Neste parágrafo, BSS joga com as palavras e confunde os registos à pior maneira pós-modernista, com o objectivo de tentar legitimar um argumento teísta a partir da mecânica quântica. Deve notar-se que a mecânica quântica (MQ), como descrição da realidade que é, implica tanto a consciência (humana ou animal) na natureza como a mecânica clássica ou a termodinâmica. BSS escreve, no entanto, como se o princípio da incerteza implicasse a «consciência» nos fenómenos quânticos, uma ideia que não se encontra nos manuais de física quântica mas sim em alguns maus livros de divulgação científica.
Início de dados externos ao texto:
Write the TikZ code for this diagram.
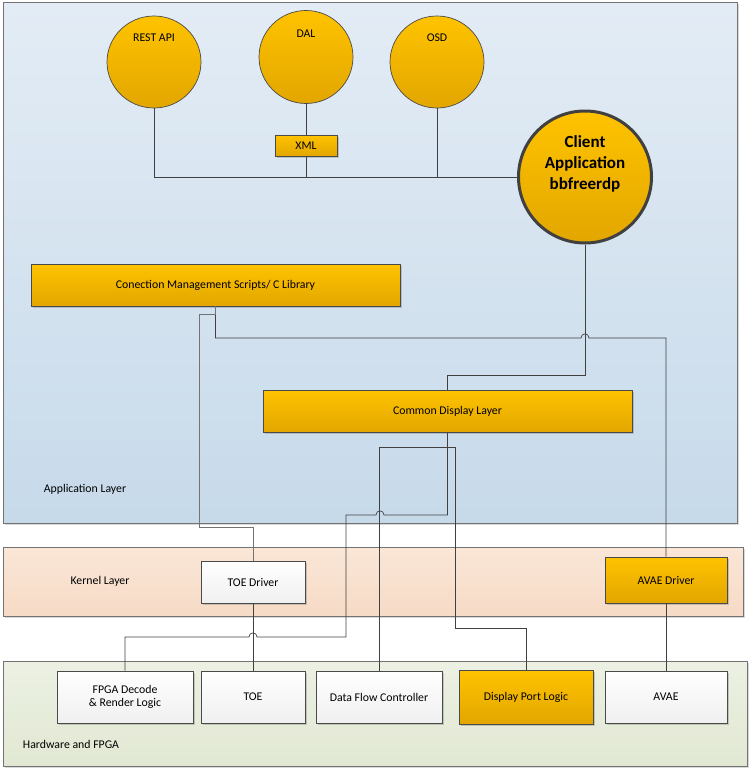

BSS cita muito estes últimos, mas nenhum manual, o que denuncia a origem do seu equívoco.

Deve também assinalar-se que o «Deus» de BSS só tem de comum com o «Deus» da tradição judaico-cristã o nome. O de BSS não falou com Moisés no cimo do Sinai e não ressuscitou um pregador qualquer. Pelo contrário, está presente nas federações sindicais mundiais e no meio ambiente do nosso planeta (mas não no dos outros planetas?), quiçá mesmo nos calhaus e nos dejectos… Esta ideia é retomada no trecho seguinte.

«(…) Os conceitos de “mente imanente”, “mente mais ampla” e “mente colectiva” de Bateson e outros constituem notícias dispersas de que o outro foragido da ciência moderna, Deus, pode estar em vias de regressar. Regressará transfigurado, sem nada de divino senão o nosso desejo de harmonia e comunhão com tudo o que nos rodeia e que, vemos agora, é o mais íntimo de nós.»

Portanto, segundo BSS, «Deus» voltará (onde esteve entretanto, BSS não nos diz; mas que a ciência foi mazinha para «Ele», lá isso foi…). Sendo um «Deus» tão diferente do original (judaico/cristão/muçulmano), seria da mais elementar honestidade chamá-lo por outro nome. É que, ao contrário do que assumem os pós-modernistas, não se pode alterar o significado das palavras à medida das necessidades argumentativas, sob risco de acabarmos por não nos entender uns aos outros. E o «desejo de harmonia e comunhão» de BSS também pode ser satisfeito ouvindo música ou vendo um quadro, o que não faz de Wagner ou de Van Gogh «deuses». Quando muito, sê-lo-iam em sentido figurado, não no sentido tradicional e exacto do termo.